Records from a data source >>
+--
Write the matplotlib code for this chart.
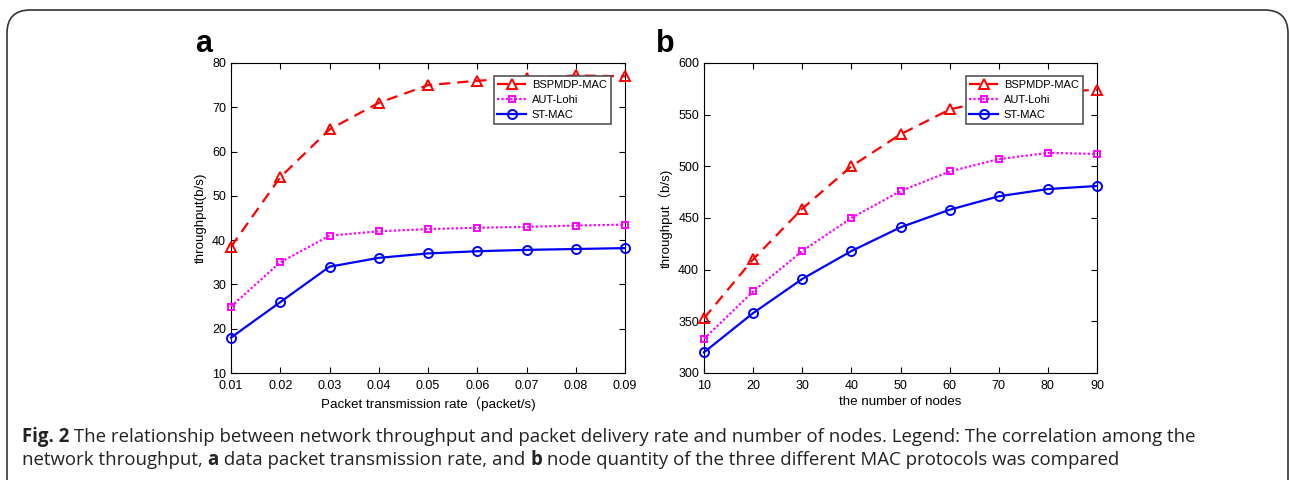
import matplotlib
matplotlib.use("Agg")
import matplotlib.pyplot as plt
from matplotlib.patches import FancyBboxPatch

plt.rcParams['font.family'] = ['Liberation Sans', 'DejaVu Sans']

rate = [0.01, 0.02, 0.03, 0.04, 0.05, 0.06, 0.07, 0.08, 0.09]
a_bspmdp = [38.5, 54.2, 65, 71, 75, 76, 76.6, 77.2, 77]
a_aut = [25, 35, 41, 42, 42.5, 42.8, 43, 43.3, 43.5]
a_st = [18, 26, 34, 36, 37, 37.5, 37.8, 38, 38.2]

nodes = [10, 20, 30, 40, 50, 60, 70, 80, 90]
b_bspmdp = [353, 410, 459, 500, 531, 555, 566, 572, 574]
b_aut = [333, 379, 418, 450, 476, 495, 507, 513, 512]
b_st = [320, 358, 391, 418, 441, 458, 471, 478, 481]

series_names = ['BSPMDP-MAC', 'AUT-Lohi', 'ST-MAC']

caption_line1 = [('Fig. 2', True),
                 (' The relationship between network throughput and packet delivery rate and number of nodes. Legend: The correlation among the', False)]
caption_line2 = [('network throughput, ', False), ('a', True), (' data packet transmission rate, and ', False),
                 ('b', True), (' node quantity of the three different MAC protocols was compared', False)]

fig = plt.figure(figsize=(12.9, 4.8), dpi=100)
W, H = 1290, 480

border = FancyBboxPatch((7 / W, -30 / H), (1288 - 7) / W, (H - 10 + 30) / H,
                        boxstyle="round,pad=0,rounding_size=0.018",
                        transform=fig.transFigure, fill=False,
                        edgecolor='#333333', linewidth=1.2, clip_on=False,
                        mutation_aspect=W / H)
fig.patches.append(border)

def make_ax(left, right):
    top, bottom = 63, 373
    return fig.add_axes([left / W, (H - bottom) / H, (right - left) / W, (bottom - top) / H])

def style(ax):
    ax.tick_params(direction='in', top=True, right=True, labelsize=9, length=4, width=0.8)
    ax.tick_params(axis='x', pad=5)
    for s in ax.spines.values():
        s.set_linewidth(0.8)

def draw(ax, x, ys):
    styles = [
        dict(color='#ff0000', ls=(0, (5, 3.2)), marker='^', ms=7.5),
        dict(color='#ff00ff', ls=(0, (1, 1)), marker='s', ms=5),
        dict(color='#0000ff', ls='-', marker='o', ms=6.5),
    ]
    for y, st, name in zip(ys, styles, series_names):
        ax.plot(x, y, color=st['color'], linestyle=st['ls'], marker=st['marker'],
                markersize=st['ms'], markerfacecolor='none', markeredgecolor=st['color'],
                markeredgewidth=1.4, linewidth=1.6, label=name, clip_on=False, zorder=3)
    leg = ax.legend(loc='upper right', bbox_to_anchor=(0.978, 0.975), fontsize=8,
                    fancybox=False, framealpha=1, edgecolor='#555555',
                    handlelength=2.6, borderpad=0.35, labelspacing=0.45, handletextpad=0.5)
    leg.get_frame().set_linewidth(1.2)
    leg.set_zorder(5)

ax1 = make_ax(231, 625)
draw(ax1, rate, [a_bspmdp, a_aut, a_st])
ax1.set_xlim(0.01, 0.09)
ax1.set_ylim(10, 80)
ax1.set_xticks(rate)
ax1.set_xticklabels(['%.2f' % v for v in rate])
ax1.set_yticks(range(10, 81, 10))
ax1.set_xlabel('Packet transmission rate（packet/s)', fontsize=9.6, labelpad=3,
               family=['Liberation Sans', 'Noto Sans CJK SC'])
ax1.set_ylabel('throughput(b/s)', fontsize=9.6, labelpad=4)
style(ax1)

ax2 = make_ax(704, 1097)
draw(ax2, nodes, [b_bspmdp, b_aut, b_st])
ax2.set_xlim(10, 90)
ax2.set_ylim(300, 600)
ax2.set_xticks(nodes)
ax2.set_yticks(range(300, 601, 50))
ax2.set_xlabel('the number of nodes', fontsize=9.6, labelpad=3)
ax2.set_ylabel('throughput（b/s)', fontsize=9.6, labelpad=4,
               family=['Liberation Sans', 'Noto Sans CJK SC'])
style(ax2)

fig.text(195 / W, 1 - 44 / H, 'a', fontsize=22, fontweight='bold', va='center', ha='left')
fig.text(656 / W, 1 - 44 / H, 'b', fontsize=22, fontweight='bold', va='center', ha='left')

# caption, laid out piece by piece
renderer = fig.canvas.get_renderer()
cap_family = ['Open Sans']

def line_width(pieces, size):
    total = 0
    for txt, bold in pieces:
        t = fig.text(0, 0, txt, fontsize=size, family=cap_family,
                     fontweight='bold' if bold else 'normal')
        total += t.get_window_extent(renderer).width
        t.remove()
    return total

target = 1198 - 22
size = 11.0
size = size * target / line_width(caption_line1, size)

def place(pieces, x0, y, size):
    x = x0
    for txt, bold in pieces:
        t = fig.text(x / W, 1 - y / H, txt, fontsize=size, family=cap_family,
                     fontweight='bold' if bold else 'normal', va='center', ha='left',
                     color='#222222')
        x += t.get_window_extent(renderer).width

place(caption_line1, 22, 437, size)
place(caption_line2, 22, 460, size)

fig.savefig('out.png', dpi=100)
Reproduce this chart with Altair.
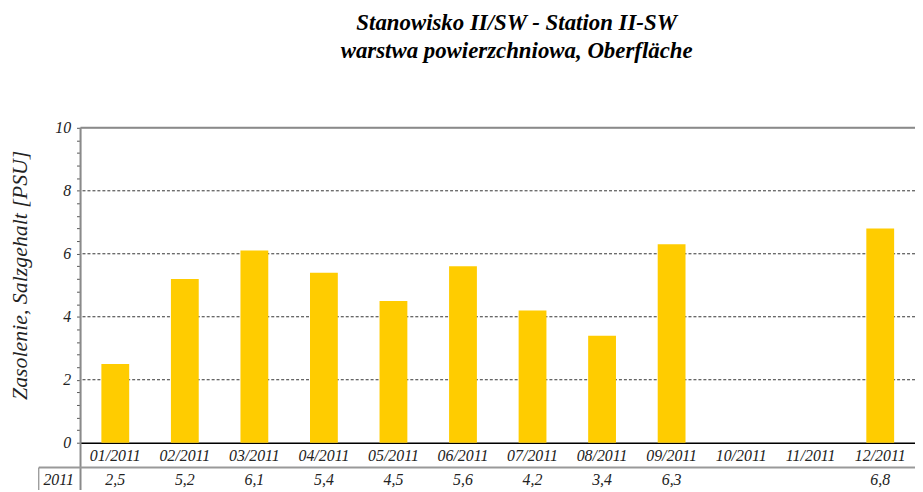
import altair as alt
import pandas as pd

months = ["01/2011", "02/2011", "03/2011", "04/2011", "05/2011", "06/2011",
          "07/2011", "08/2011", "09/2011", "10/2011", "11/2011", "12/2011"]
values = [2.5, 5.2, 6.1, 5.4, 4.5, 5.6, 4.2, 3.4, 6.3, None, None, 6.8]
year_label = "2011"
title_lines = ["Stanowisko II/SW - Station II-SW", "warstwa powierzchniowa,  Oberfläche"]
y_title = "Zasolenie, Salzgehalt [PSU]"
grid_vals = [2, 4, 6, 8]
tick_vals = [round(i * 0.4, 1) for i in range(26)]

W, H = 840, 317
FONT = "Liberation Serif"

df = pd.DataFrame({
    "month": months,
    "value": values,
    "label": ["" if v is None else str(v).replace(".", ",") for v in values],
})

xscale = alt.Scale(domain=months, paddingInner=0.6, paddingOuter=0.3)
yscale = alt.Scale(domain=[0, 10], nice=False)

xaxis = alt.Axis(labelAngle=0, ticks=False, domainColor="#000000",
                 domainWidth=1.5, labelFont=FONT, labelFontStyle="italic",
                 labelFontSize=16, labelColor="#222222", labelPadding=5, title=None)
yaxis = alt.Axis(values=tick_vals, labelOverlap=False, labelBound=False,
                 labelExpr="abs(datum.value - 2 * round(datum.value / 2)) < 0.01 ? format(datum.value, '.0f') : ''",
                 grid=False, domain=False, tickColor="#555555",
                 tickSize=4, tickWidth=1, labelPadding=6,
                 labelFont=FONT, labelFontStyle="italic", labelFontSize=16,
                 labelColor="#222222", title=y_title,
                 titleFont=FONT, titleFontStyle="italic",
                 titleFontWeight="normal", titleFontSize=22,
                 titleColor="#222222", titleAngle=-90,
                 titleX=-61, titleY=148, titleAlign="center",
                 titleBaseline="middle")

X = lambda: alt.X("month:N", sort=months, scale=xscale, axis=xaxis, title=None)
Y = lambda f: alt.Y(f, scale=yscale, axis=yaxis, title=y_title)

grid = alt.Chart(pd.DataFrame({"value": grid_vals})).mark_rule(
    color="#333333", strokeWidth=1, strokeDash=[3, 2]
).encode(y=Y("value:Q"))

bars = alt.Chart(df).mark_bar(color="#FFCC00").encode(x=X(), y=Y("value:Q"))

frame_src = pd.DataFrame({"k": [0]})
top_rule = alt.Chart(frame_src).mark_rule(color="#8a8a8a", strokeWidth=2).encode(
    x=alt.value(0), x2=alt.value(W + 10), y=alt.value(0))
left_rule = alt.Chart(frame_src).mark_rule(color="#8a8a8a", strokeWidth=2).encode(
    x=alt.value(0), y=alt.value(0), y2=alt.value(H + 60))
table_h = alt.Chart(frame_src).mark_rule(color="#999999", strokeWidth=2).encode(
    x=alt.value(-42), x2=alt.value(W + 10), y=alt.value(H + 25))
table_v = alt.Chart(frame_src).mark_rule(color="#777777", strokeWidth=1).encode(
    x=alt.value(-42), y=alt.value(H + 25), y2=alt.value(H + 60))

vals_text = alt.Chart(df).mark_text(
    font=FONT, fontStyle="italic", fontSize=16, color="#222222", baseline="middle"
).encode(x=X(), y=alt.value(H + 38), text="label:N")

year_text = alt.Chart(pd.DataFrame({"t": [year_label]})).mark_text(
    font=FONT, fontStyle="italic", fontSize=16, color="#222222", baseline="middle"
).encode(x=alt.value(-22), y=alt.value(H + 38), text="t:N")

title1 = alt.Chart(pd.DataFrame({"t": [title_lines[0]]})).mark_text(
    font=FONT, fontStyle="italic", fontWeight="bold", fontSize=23, color="#000000",
    baseline="middle"
).encode(x=alt.value(439), y=alt.value(-105), text="t:N")
title2 = alt.Chart(pd.DataFrame({"t": [title_lines[1]]})).mark_text(
    font=FONT, fontStyle="italic", fontWeight="bold", fontSize=23, color="#000000",
    baseline="middle"
).encode(x=alt.value(439), y=alt.value(-77), text="t:N")

chart = alt.layer(
    grid, bars, top_rule, left_rule, table_h, table_v, vals_text, year_text, title1, title2
).properties(
    width=W, height=H,
    autosize=alt.AutoSizeParams(type="none"),
    padding={"left": 73, "top": 119, "right": 0, "bottom": 46},
).configure_view(stroke=None).configure(background="white")

chart.save("out.html", embed_options={"renderer": "svg", "actions": False})
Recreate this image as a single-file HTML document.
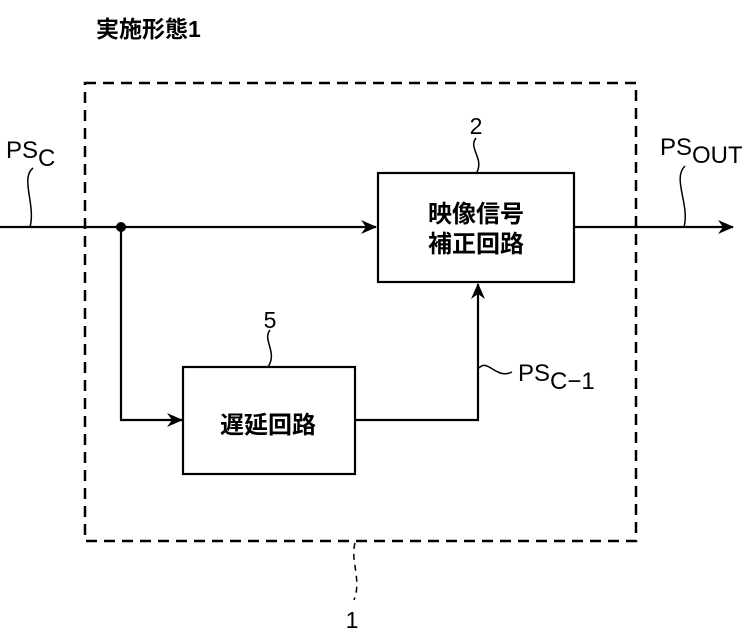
<!DOCTYPE html>
<html><head><meta charset="utf-8"><style>
html,body{margin:0;padding:0;background:#fff;width:753px;height:637px;overflow:hidden}
text{font-family:"Liberation Sans","Noto Sans CJK JP",sans-serif;fill:#000}
</style></head><body>
<svg width="753" height="637" viewBox="0 0 753 637" xmlns="http://www.w3.org/2000/svg">
<defs><marker id="a" markerWidth="16" markerHeight="14" refX="15" refY="7" orient="auto" markerUnits="userSpaceOnUse"><path d="M0,0 L16,7 L0,14 L5,7 Z" fill="#000"/></marker></defs>
<text x="96" y="37" font-size="23" font-weight="bold">実施形態1</text>
<rect x="85" y="83" width="551" height="458" fill="none" stroke="#000" stroke-width="2.5" stroke-dasharray="11,7"/>
<g stroke="#000" stroke-width="2.2" fill="none">
<line x1="0" y1="227" x2="376" y2="227" marker-end="url(#a)"/>
<line x1="574" y1="227" x2="733" y2="227" marker-end="url(#a)"/>
<polyline points="121,227 121,420 182,420" marker-end="url(#a)"/>
<polyline points="355,420 478,420 478,284" marker-end="url(#a)"/>
<rect x="378" y="173" width="196" height="109"/>
<rect x="183" y="367" width="172" height="107"/>
<path d="M476,138 C468,148 484,158 477,172" stroke-width="1.5"/>
<path d="M270,330 C262,340 278,352 268,367" stroke-width="1.5"/>
<path d="M33,168 C20,178 36,205 30,227" stroke-width="1.5"/>
<path d="M685,166 C672,178 690,205 684,227" stroke-width="1.5"/>
<path d="M479,368 C488,358 496,380 512,372" stroke-width="1.5"/>
<path d="M355,543 C350,560 362,580 354,600" stroke-width="1.5" stroke-dasharray="6,5"/>
</g>
<circle cx="121" cy="227" r="5" fill="#000"/>
<text x="476" y="222" font-size="24" font-weight="bold" text-anchor="middle">映像信号</text>
<text x="476" y="252" font-size="24" font-weight="bold" text-anchor="middle">補正回路</text>
<text x="268" y="433" font-size="24" font-weight="bold" text-anchor="middle">遅延回路</text>
<text x="476" y="134" font-size="23" text-anchor="middle">2</text>
<text x="270" y="328" font-size="23" text-anchor="middle">5</text>
<text x="352" y="628" font-size="23" text-anchor="middle">1</text>
<text x="6" y="158" font-size="24">PS<tspan dy="8">C</tspan></text>
<text x="660" y="155" font-size="24">PS<tspan dy="8">OUT</tspan></text>
<text x="518" y="381" font-size="24">PS<tspan dy="8">C−1</tspan></text>
</svg>
</body></html>
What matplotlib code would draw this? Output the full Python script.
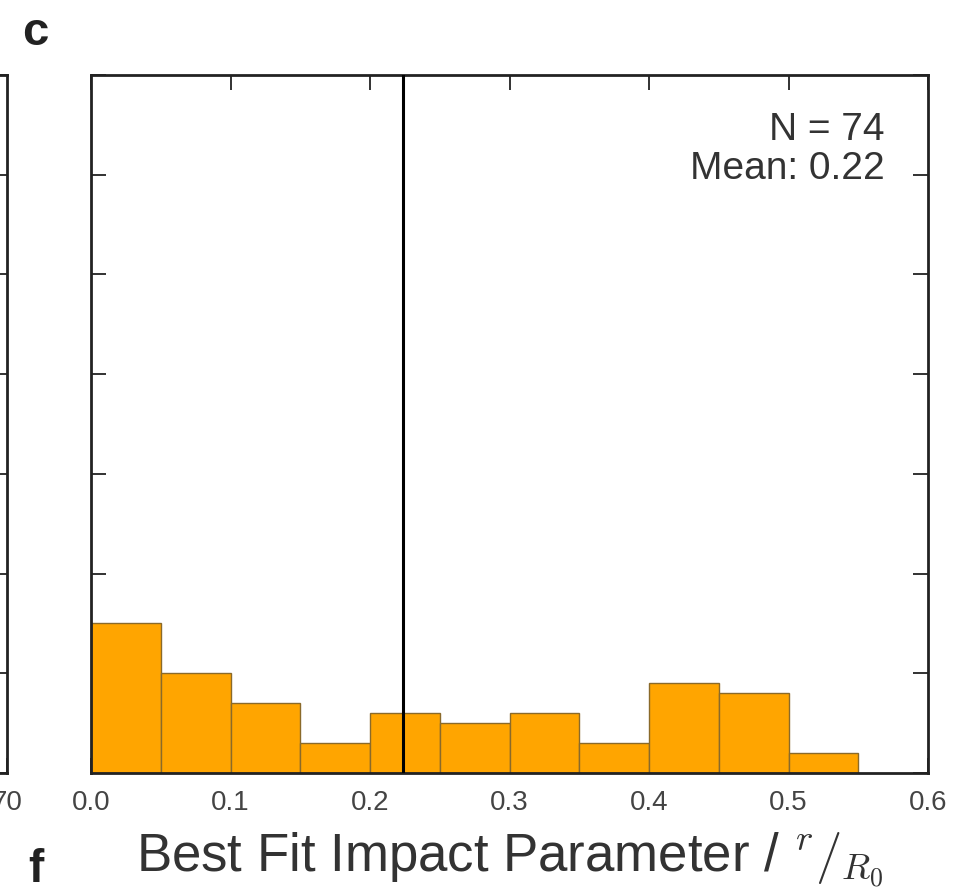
import matplotlib
matplotlib.use("Agg")
import matplotlib.pyplot as plt
import numpy as np

plt.rcParams['font.family'] = ['Liberation Sans', 'DejaVu Sans']
plt.rcParams['mathtext.fontset'] = 'cm'

# histogram of best fit impact parameter (counts per 0.05 bin)
bin_edges = [0.0, 0.05, 0.10, 0.15, 0.20, 0.25, 0.30, 0.35, 0.40, 0.45, 0.50, 0.55]
counts = [15, 10, 7, 3, 6, 5, 6, 3, 9, 8, 2]
mean_value = 0.224
n_total = 74
xticks = [0.0, 0.1, 0.2, 0.3, 0.4, 0.5, 0.6]
yticks = [0, 10, 20, 30, 40, 50, 60, 70]

fig = plt.figure(figsize=(9.56, 8.91), dpi=100)

spine_col = '#222222'
text_col = '#444444'

ax = fig.add_axes([91/956, 1-773/891, (928-91)/956, (773-75)/891])

ax.bar(bin_edges[:-1], counts, width=np.diff(bin_edges), align='edge',
       color='#FFA500', edgecolor='#8a6a2a', linewidth=1.0, zorder=2)
ax.axvline(mean_value, color='black', linewidth=2.2, zorder=3)

ax.set_xlim(0, 0.6)
ax.set_ylim(0, 70)
ax.set_xticks(xticks)
ax.set_yticks(yticks)
ax.set_yticklabels([])
ax.tick_params(direction='in', length=11, width=1.3, colors=spine_col,
               top=True, right=True, labelsize=20, pad=12)
for lab in ax.get_xticklabels():
    lab.set_color(text_col)
for s in ax.spines.values():
    s.set_color(spine_col)
    s.set_linewidth(2.0)

ax.text(0.948, 0.947, f"N = {n_total}\nMean: 0.22", transform=ax.transAxes,
        ha='right', va='top', fontsize=28, color='#333333', linespacing=1.1)

ax.set_xlabel(r"Best Fit Impact Parameter / $^r/_{R_0}$", fontsize=38,
              color='#333333', labelpad=11)

# sliver of the neighbouring panel on the left
ax_left = fig.add_axes([-0.5, 1-773/891, 0.5 + 7/956, (773-75)/891])
ax_left.set_xlim(0, 70)
ax_left.set_ylim(0, 70)
ax_left.set_xticks([70])
ax_left.set_yticks(yticks)
ax_left.set_yticklabels([])
ax_left.tick_params(direction='in', length=11, width=1.3, colors=spine_col,
                    right=True, labelsize=20, pad=12)
for lab in ax_left.get_xticklabels():
    lab.set_color(text_col)
for s in ax_left.spines.values():
    s.set_color(spine_col)
    s.set_linewidth(2.0)

fig.text(22/956, 1-45/891, "c", fontsize=34, fontweight='bold', color='#222222')
fig.text(28/956, 1-882/891, "f", fontsize=33, fontweight='bold', color='#222222',
         va='baseline')

fig.savefig("out.png", dpi=100)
+--
PROBLEM DETAILS >> Start with the line that includes "Reproduce this chart with Altair." and finish with the line that includes "import pandas as pd": reproduce those lines exactly, nothing before or after, and omit any pictures.

REPLY TO THE EXERCISE >>
Reproduce this chart with Altair.
import altair as alt
import pandas as pd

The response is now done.